┌─ Information shown

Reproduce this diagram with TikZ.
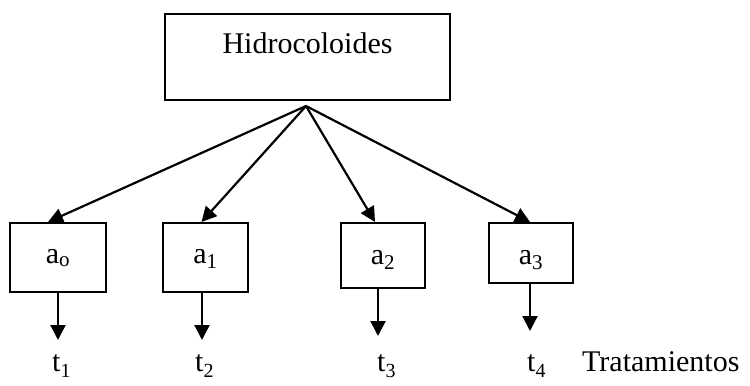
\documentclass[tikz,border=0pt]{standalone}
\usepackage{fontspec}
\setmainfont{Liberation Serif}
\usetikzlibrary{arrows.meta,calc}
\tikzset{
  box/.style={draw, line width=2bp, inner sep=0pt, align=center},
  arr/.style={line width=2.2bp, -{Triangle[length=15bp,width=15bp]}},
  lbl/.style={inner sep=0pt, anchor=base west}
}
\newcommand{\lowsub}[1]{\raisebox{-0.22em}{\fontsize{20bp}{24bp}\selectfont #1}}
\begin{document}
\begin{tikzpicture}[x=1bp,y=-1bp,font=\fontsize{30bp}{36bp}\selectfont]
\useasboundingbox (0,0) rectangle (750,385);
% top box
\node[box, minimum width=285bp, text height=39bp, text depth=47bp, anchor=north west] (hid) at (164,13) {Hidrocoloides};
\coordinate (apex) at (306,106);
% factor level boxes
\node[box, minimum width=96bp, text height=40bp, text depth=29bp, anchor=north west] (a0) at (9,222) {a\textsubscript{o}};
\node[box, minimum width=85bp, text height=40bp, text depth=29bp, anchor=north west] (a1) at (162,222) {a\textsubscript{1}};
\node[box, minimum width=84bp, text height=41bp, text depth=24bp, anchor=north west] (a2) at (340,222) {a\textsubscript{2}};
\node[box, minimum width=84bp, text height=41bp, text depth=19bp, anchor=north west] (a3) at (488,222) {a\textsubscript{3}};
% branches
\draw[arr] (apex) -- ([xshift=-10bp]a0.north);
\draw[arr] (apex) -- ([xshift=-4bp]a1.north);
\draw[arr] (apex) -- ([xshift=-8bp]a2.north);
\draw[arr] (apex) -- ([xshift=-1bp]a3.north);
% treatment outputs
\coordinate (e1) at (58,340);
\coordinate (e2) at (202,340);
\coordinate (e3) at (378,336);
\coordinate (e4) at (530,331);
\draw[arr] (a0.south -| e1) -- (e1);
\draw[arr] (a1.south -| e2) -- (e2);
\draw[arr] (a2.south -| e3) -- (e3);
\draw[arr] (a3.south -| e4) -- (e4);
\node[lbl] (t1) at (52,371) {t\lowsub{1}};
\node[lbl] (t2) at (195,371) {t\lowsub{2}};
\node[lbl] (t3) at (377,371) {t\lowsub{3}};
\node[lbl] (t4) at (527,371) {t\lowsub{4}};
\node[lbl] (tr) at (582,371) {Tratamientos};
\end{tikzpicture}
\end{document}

└─

Reproduce all of the data exactly; the pictures do not belong in the copy.

Output of the task
Reproduce this diagram with TikZ.
\documentclass[tikz,border=0pt]{standalone}
\usepackage{fontspec}
\setmainfont{Liberation Serif}
\usetikzlibrary{arrows.meta,calc}
\tikzset{
  box/.style={draw, line width=2bp, inner sep=0pt, align=center},
  arr/.style={line width=2.2bp, -{Triangle[length=15bp,width=15bp]}},
  lbl/.style={inner sep=0pt, anchor=base west}
}
\newcommand{\lowsub}[1]{\raisebox{-0.22em}{\fontsize{20bp}{24bp}\selectfont #1}}
\begin{document}
\begin{tikzpicture}[x=1bp,y=-1bp,font=\fontsize{30bp}{36bp}\selectfont]
\useasboundingbox (0,0) rectangle (750,385);
% top box
\node[box, minimum width=285bp, text height=39bp, text depth=47bp, anchor=north west] (hid) at (164,13) {Hidrocoloides};
\coordinate (apex) at (306,106);
% factor level boxes
\node[box, minimum width=96bp, text height=40bp, text depth=29bp, anchor=north west] (a0) at (9,222) {a\textsubscript{o}};
\node[box, minimum width=85bp, text height=40bp, text depth=29bp, anchor=north west] (a1) at (162,222) {a\textsubscript{1}};
\node[box, minimum width=84bp, text height=41bp, text depth=24bp, anchor=north west] (a2) at (340,222) {a\textsubscript{2}};
\node[box, minimum width=84bp, text height=41bp, text depth=19bp, anchor=north west] (a3) at (488,222) {a\textsubscript{3}};
% branches
\draw[arr] (apex) -- ([xshift=-10bp]a0.north);
\draw[arr] (apex) -- ([xshift=-4bp]a1.north);
\draw[arr] (apex) -- ([xshift=-8bp]a2.north);
\draw[arr] (apex) -- ([xshift=-1bp]a3.north);
% treatment outputs
\coordinate (e1) at (58,340);
\coordinate (e2) at (202,340);
\coordinate (e3) at (378,336);
\coordinate (e4) at (530,331);
\draw[arr] (a0.south -| e1) -- (e1);
\draw[arr] (a1.south -| e2) -- (e2);
\draw[arr] (a2.south -| e3) -- (e3);
\draw[arr] (a3.south -| e4) -- (e4);
\node[lbl] (t1) at (52,371) {t\lowsub{1}};
\node[lbl] (t2) at (195,371) {t\lowsub{2}};
\node[lbl] (t3) at (377,371) {t\lowsub{3}};
\node[lbl] (t4) at (527,371) {t\lowsub{4}};
\node[lbl] (tr) at (582,371) {Tratamientos};
\end{tikzpicture}
\end{document}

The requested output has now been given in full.